Since 1991 under Meyer’s guidance HMC has achieved excellent returns. The Policy Portfolio was established with a precise goal: “To invest in a manner that will permit a portion of the endowment to be spent each year and still maintain the real value of the endowment into the indefinite future,” as it reads on the Harvard website. It is regularly reviewed: for instance – Meyer explains in his last letter on fiscal 2002 performance – “in July 1999 the allocation to domestic equities was reduced and a new asset class, inflation-indexed bonds, was established”. Those were savvy and opportune moves that helped the endowment to weather the financial storm of the last two years. The current components of the Policy Portfolio are: domestic equities 15%, foreign equities 10%, emerging markets 5%, private equities 13%; absolute return 12%, high yield 5%, commodities 13%, real estate 10%; domestic bonds 11%, foreign bonds 5%, inflation-indexed bonds 6%, cash –5%. HMC does not disclose the real investments.

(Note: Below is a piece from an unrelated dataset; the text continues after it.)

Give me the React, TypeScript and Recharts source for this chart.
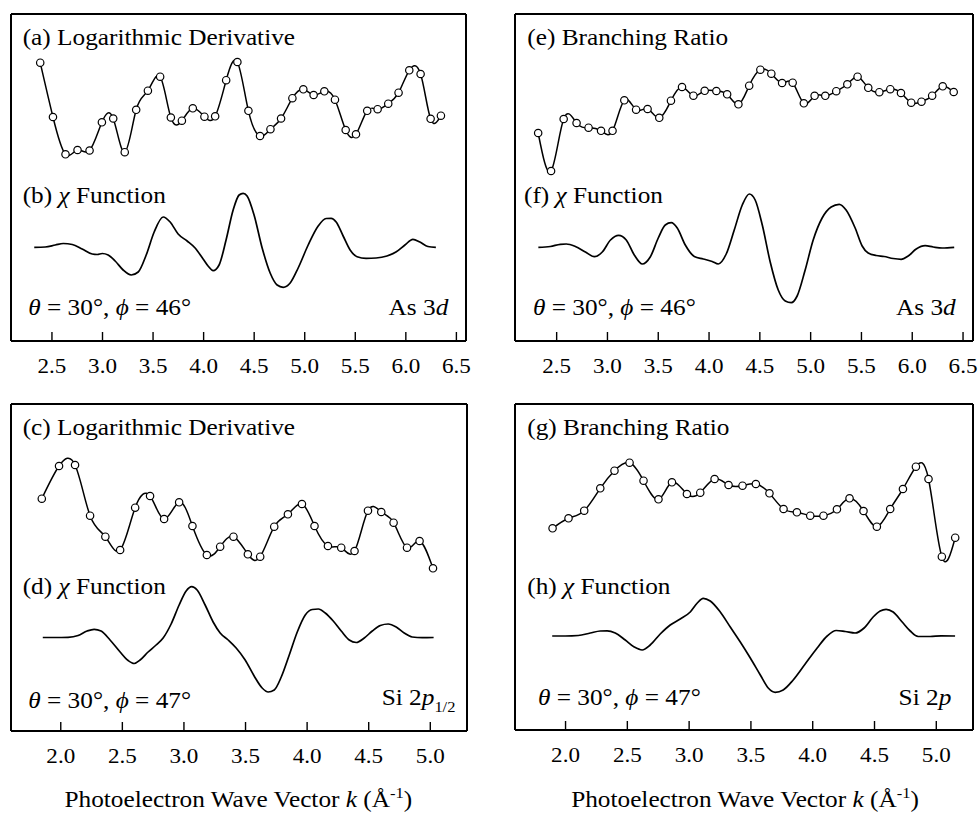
import React from 'react';
import { LineChart, Line, XAxis, YAxis } from 'recharts';

// ---------- Panel (a)/(b): As 3d, logarithmic derivative ----------
const aK = [2.384, 2.510, 2.634, 2.753, 2.872, 2.994, 3.106, 3.220, 3.333, 3.449, 3.570, 3.676, 3.785, 3.893, 4.008, 4.114, 4.223, 4.334, 4.443, 4.558, 4.661, 4.766, 4.878, 4.986, 5.088, 5.194, 5.299, 5.405, 5.507, 5.618, 5.721, 5.826, 5.928, 6.034, 6.146, 6.245, 6.347];
const aLogDeriv = [18.46, 13.03, 9.30, 9.73, 9.68, 12.50, 12.88, 9.51, 13.75, 15.66, 17.06, 12.98, 12.66, 13.90, 13.06, 13.10, 16.71, 18.53, 13.65, 11.13, 11.81, 12.88, 14.91, 15.80, 15.23, 15.60, 14.76, 11.73, 11.30, 13.65, 13.81, 14.36, 15.46, 17.70, 17.33, 12.85, 13.16];
const bK = [2.325, 2.434, 2.533, 2.612, 2.701, 2.799, 2.898, 2.948, 2.997, 3.056, 3.125, 3.204, 3.284, 3.353, 3.432, 3.511, 3.600, 3.669, 3.748, 3.837, 3.916, 3.995, 4.044, 4.094, 4.153, 4.222, 4.292, 4.351, 4.391, 4.430, 4.499, 4.579, 4.658, 4.727, 4.787, 4.856, 4.935, 5.034, 5.133, 5.212, 5.261, 5.311, 5.380, 5.449, 5.518, 5.607, 5.706, 5.813, 5.902, 5.991, 6.070, 6.139, 6.218, 6.297];
const bChi = [0, 0.03, 0.23, 0.38, 0.28, -0.17, -0.67, -0.72, -0.62, -0.77, -1.37, -2.27, -2.77, -2.47, -0.77, 1.53, 3.03, 2.53, 1.33, 0.63, -0.07, -1.17, -1.87, -2.34, -1.77, 0.73, 3.73, 5.23, 5.40, 5.13, 3.23, -0.07, -2.57, -3.77, -4.00, -3.57, -2.07, 0.23, 2.13, 2.88, 2.90, 2.53, 1.13, -0.27, -0.94, -1.10, -1.07, -0.87, -0.47, 0.23, 0.80, 0.53, 0.08, 0];

// ---------- Panel (e)/(f): As 3d, branching ratio ----------
const eK = [2.318, 2.445, 2.569, 2.696, 2.814, 2.937, 3.050, 3.166, 3.282, 3.395, 3.510, 3.625, 3.734, 3.846, 3.957, 4.072, 4.178, 4.289, 4.395, 4.505, 4.613, 4.719, 4.823, 4.933, 5.039, 5.144, 5.252, 5.361, 5.462, 5.567, 5.676, 5.784, 5.889, 5.990, 6.091, 6.196, 6.300, 6.408];
const eBranch = [11.43, 7.63, 12.83, 12.43, 11.96, 11.65, 11.65, 14.70, 13.76, 13.83, 12.95, 14.66, 16.03, 15.16, 15.65, 15.63, 15.30, 14.30, 16.16, 17.76, 17.36, 16.43, 16.46, 14.40, 15.15, 15.15, 15.61, 16.30, 17.06, 15.95, 15.51, 15.81, 15.43, 14.46, 14.56, 15.16, 16.10, 15.53];
const fK = [2.320, 2.438, 2.536, 2.595, 2.684, 2.783, 2.871, 2.949, 3.030, 3.110, 3.185, 3.264, 3.343, 3.421, 3.500, 3.569, 3.628, 3.687, 3.766, 3.855, 3.943, 4.031, 4.091, 4.169, 4.248, 4.327, 4.396, 4.454, 4.524, 4.602, 4.681, 4.750, 4.809, 4.867, 4.946, 5.025, 5.113, 5.202, 5.281, 5.349, 5.438, 5.507, 5.566, 5.645, 5.723, 5.812, 5.891, 5.960, 6.039, 6.127, 6.206, 6.295, 6.413];
const fChi = [0, 0.08, 0.30, 0.33, 0.08, -0.47, -0.94, -0.47, 0.73, 1.20, 0.73, -0.77, -1.67, -0.97, 0.93, 2.23, 2.46, 1.93, 0.23, -0.92, -1.17, -1.42, -1.67, -0.67, 1.73, 4.23, 5.33, 4.73, 2.23, -1.47, -4.27, -5.37, -5.54, -4.87, -2.27, 0.73, 2.93, 4.03, 4.30, 3.73, 1.93, 0.13, -0.57, -0.82, -0.92, -1.12, -1.20, -0.87, -0.17, 0.16, 0.03, -0.07, 0];

// ---------- Panel (c)/(d): Si 2p1/2, logarithmic derivative ----------
const cK = [1.846, 1.986, 2.116, 2.238, 2.362, 2.482, 2.604, 2.725, 2.839, 2.961, 3.069, 3.186, 3.294, 3.402, 3.519, 3.619, 3.733, 3.844, 3.958, 4.060, 4.169, 4.277, 4.385, 4.494, 4.602, 4.702, 4.811, 4.913, 5.022];
const cLogDeriv = [13.88, 17.15, 17.25, 12.18, 10.08, 8.75, 12.98, 14.15, 11.85, 13.52, 11.15, 8.25, 9.08, 10.08, 8.32, 8.08, 11.08, 12.32, 13.35, 11.15, 9.15, 8.98, 8.65, 12.68, 12.55, 11.48, 8.98, 9.65, 6.92];
const dK = [1.854, 1.954, 2.059, 2.141, 2.214, 2.271, 2.327, 2.400, 2.482, 2.547, 2.596, 2.644, 2.709, 2.774, 2.831, 2.896, 2.961, 3.018, 3.063, 3.107, 3.172, 3.237, 3.294, 3.359, 3.424, 3.497, 3.570, 3.635, 3.684, 3.733, 3.790, 3.855, 3.920, 3.985, 4.042, 4.091, 4.147, 4.212, 4.277, 4.342, 4.399, 4.464, 4.529, 4.594, 4.658, 4.723, 4.788, 4.853, 4.935, 5.027];
const dChi = [0, 0, 0.02, 0.20, 0.65, 0.82, 0.65, -0.25, -1.45, -2.30, -2.60, -2.25, -1.45, -0.75, -0.05, 1.35, 3.25, 4.65, 5.08, 4.75, 3.25, 1.55, 0.45, -0.25, -1.05, -2.25, -3.85, -5.05, -5.45, -5.25, -3.95, -1.75, 0.55, 2.25, 2.80, 2.85, 2.45, 1.65, 0.65, -0.25, -0.50, -0.05, 0.65, 1.20, 1.35, 1.05, 0.45, 0.05, -0.02, 0];

// ---------- Panel (g)/(h): Si 2p, branching ratio ----------
const gK = [1.895, 2.024, 2.151, 2.281, 2.396, 2.518, 2.631, 2.752, 2.861, 2.982, 3.090, 3.206, 3.319, 3.432, 3.540, 3.650, 3.764, 3.872, 3.980, 4.087, 4.196, 4.298, 4.411, 4.519, 4.627, 4.730, 4.835, 4.937, 5.045, 5.153];
const gBranch = [10.77, 11.77, 12.53, 14.77, 16.53, 17.33, 15.53, 13.67, 15.37, 14.20, 14.33, 15.70, 15.10, 15.03, 15.20, 14.27, 12.70, 12.37, 12.03, 12.03, 12.67, 13.77, 12.50, 10.93, 12.70, 14.70, 16.93, 15.70, 7.93, 9.83];
const hK = [1.892, 1.998, 2.103, 2.200, 2.281, 2.337, 2.402, 2.483, 2.556, 2.620, 2.685, 2.766, 2.847, 2.928, 3.009, 3.066, 3.114, 3.171, 3.252, 3.333, 3.414, 3.495, 3.576, 3.640, 3.697, 3.761, 3.842, 3.939, 4.036, 4.117, 4.190, 4.263, 4.343, 4.416, 4.489, 4.546, 4.594, 4.651, 4.724, 4.789, 4.853, 4.950, 5.039, 5.152];
const hChi = [0, 0, 0.05, 0.30, 0.50, 0.52, 0.30, -0.40, -1.10, -1.40, -0.90, 0.20, 1.10, 1.70, 2.40, 3.30, 3.77, 3.50, 2.40, 0.90, -0.60, -2.20, -3.90, -5.20, -5.63, -5.40, -4.40, -2.80, -1.20, 0, 0.55, 0.45, 0.30, 0.80, 1.90, 2.50, 2.67, 2.40, 1.40, 0.50, -0.05, -0.05, 0.02, 0];

// ---------- Tick labels ----------
const topTicks = [2.5, 3.0, 3.5, 4.0, 4.5, 5.0, 5.5, 6.0, 6.5];
const bottomTicks = [2.0, 2.5, 3.0, 3.5, 4.0, 4.5, 5.0];

const zip = (ks: number[], vs: number[]) => ks.map((k, i) => ({ k, v: vs[i] }));

const FONT = "Liberation Serif, Times New Roman, Times, serif";
const SX = 1.1;

const InTick = (props: any) => {
  const { x, y, payload } = props;
  return (
    <g transform={`translate(${x},${y})`}>
      <line x1={0} x2={0} y1={0} y2={-9} stroke="#000" strokeWidth={1.4} />
      <g transform={`scale(${SX},1)`}>
        <text x={0} y={32} textAnchor="middle" fontFamily={FONT} fontSize={21} fill="#000">
          {Number(payload.value).toFixed(1)}
        </text>
      </g>
    </g>
  );
};

type PanelProps = {
  left: number; top: number; width: number; height: number;
  margin: { top: number; right: number; bottom: number; left: number };
  xDomain: [number, number]; yDomain: [number, number]; ticks: number[];
  points: { k: number; v: number }[]; chi: { k: number; v: number }[];
};

const axisLine = { stroke: '#000', strokeWidth: 2 };

const Panel = (p: PanelProps) => (
  <div style={{ position: 'absolute', left: p.left, top: p.top }}>
    <LineChart width={p.width} height={p.height} margin={p.margin}>
      <XAxis xAxisId="b" type="number" dataKey="k" domain={p.xDomain} allowDataOverflow ticks={p.ticks}
        interval={0} height={1} tickSize={0} tickMargin={0} tickLine={false} axisLine={axisLine} tick={<InTick />} />
      <XAxis xAxisId="t" orientation="top" type="number" dataKey="k" domain={p.xDomain} allowDataOverflow
        height={1} tick={false} tickLine={false} axisLine={axisLine} />
      <YAxis yAxisId="l" type="number" domain={p.yDomain} allowDataOverflow width={1} tick={false} tickLine={false} axisLine={axisLine} />
      <YAxis yAxisId="r" orientation="right" type="number" domain={p.yDomain} allowDataOverflow width={1} tick={false} tickLine={false} axisLine={axisLine} />
      <Line xAxisId="b" yAxisId="l" data={p.chi} dataKey="v" type="monotone" dot={false} stroke="#000" strokeWidth={1.7} isAnimationActive={false} />
      <Line xAxisId="b" yAxisId="l" data={p.points} dataKey="v" type="natural" stroke="#000" strokeWidth={1.5}
        dot={{ r: 3.7, fill: '#fff', stroke: '#000', strokeWidth: 1.2 }} isAnimationActive={false} />
    </LineChart>
  </div>
);

const Txt = ({ x, y, anchor = 'start', size = 23, children }: any) => (
  <g transform={`translate(${x},${y}) scale(${SX},1)`}>
    <text x={0} y={0} textAnchor={anchor} fontFamily={FONT} fontSize={size} fill="#000">{children}</text>
  </g>
);

const I = ({ children }: any) => <tspan fontStyle="italic">{children}</tspan>;

export default function App() {
  return (
    <div style={{ position: 'absolute', left: 0, top: 0, width: 978, height: 814, background: '#fff', overflow: 'hidden' }}>
      <Panel left={0} top={0} width={489} height={390} margin={{ top: 13, right: 22, bottom: 48, left: 10 }}
        xDomain={[2.095, 6.595]} yDomain={[-9.37, 23.33]} ticks={topTicks}
        points={zip(aK, aLogDeriv)} chi={zip(bK, bChi)} />
      <Panel left={489} top={0} width={489} height={390} margin={{ top: 13, right: 4, bottom: 48, left: 25 }}
        xDomain={[2.09, 6.598]} yDomain={[-9.37, 23.33]} ticks={topTicks}
        points={zip(eK, eBranch)} chi={zip(fK, fChi)} />
      <Panel left={0} top={390} width={489} height={424} margin={{ top: 13, right: 21, bottom: 82, left: 10 }}
        xDomain={[1.596, 5.298]} yDomain={[-9.35, 23.35]} ticks={bottomTicks}
        points={zip(cK, cLogDeriv)} chi={zip(dK, dChi)} />
      <Panel left={489} top={390} width={489} height={424} margin={{ top: 13, right: 4, bottom: 83, left: 25 }}
        xDomain={[1.591, 5.297]} yDomain={[-9.4, 23.2]} ticks={bottomTicks}
        points={zip(gK, gBranch)} chi={zip(hK, hChi)} />

      <svg width={978} height={814} style={{ position: 'absolute', left: 0, top: 0, pointerEvents: 'none' }}>
        <Txt x={22.7} y={45}>(a) Logarithmic Derivative</Txt>
        <Txt x={22.7} y={202.5}>(b) <I>χ</I> Function</Txt>
        <Txt x={28.3} y={315}><I>θ</I> = 30°, <I>ϕ</I> = 46°</Txt>
        <Txt x={448.3} y={315} anchor="end">As 3<I>d</I></Txt>

        <Txt x={527.3} y={45}>(e) Branching Ratio</Txt>
        <Txt x={524} y={202.5}>(f) <I>χ</I> Function</Txt>
        <Txt x={533} y={315}><I>θ</I> = 30°, <I>ϕ</I> = 46°</Txt>
        <Txt x={955.7} y={315} anchor="end">As 3<I>d</I></Txt>

        <Txt x={22.7} y={435}>(c) Logarithmic Derivative</Txt>
        <Txt x={22.7} y={594}>(d) <I>χ</I> Function</Txt>
        <Txt x={28.3} y={708}><I>θ</I> = 30°, <I>ϕ</I> = 47°</Txt>
        <Txt x={381.7} y={705}>Si 2<I>p</I><tspan fontSize={15} dy={7}>1/2</tspan></Txt>

        <Txt x={527.3} y={435}>(g) Branching Ratio</Txt>
        <Txt x={527.3} y={594}>(h) <I>χ</I> Function</Txt>
        <Txt x={538} y={705}><I>θ</I> = 30°, <I>ϕ</I> = 47°</Txt>
        <Txt x={951.3} y={705} anchor="end">Si 2<I>p</I></Txt>

        <Txt x={238.3} y={807} anchor="middle">Photoelectron Wave Vector <I>k</I> (Å<tspan fontSize={15} dy={-9}>-1</tspan><tspan dy={9}>)</tspan></Txt>
        <Txt x={745} y={807} anchor="middle">Photoelectron Wave Vector <I>k</I> (Å<tspan fontSize={15} dy={-9}>-1</tspan><tspan dy={9}>)</tspan></Txt>
      </svg>
    </div>
  );
}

Another peculiarity of the Harvard’s endowment is that 60% of its portfolio is invested directly by HMC managers: that helps to better control risk exposure and has also proven to be cost-effective. The remaining assets are allocated to a group of external managers.
In fiscal 2002 the Harvard’s total performance (net of all expenses) outperformed both its benchmark by 4% and the typical institutional fund (as measured by the TUCS median, a universe of 100 institutional funds with assets over $1bn) by 5.4 percentage points.
The long-term real return target of the Harvard’s endowment is 6%. The 10-year actual annualised return was 15.2% compared to 11.4% of the benchmark and 9.9% of the TUCS median fund (all data at the end of June).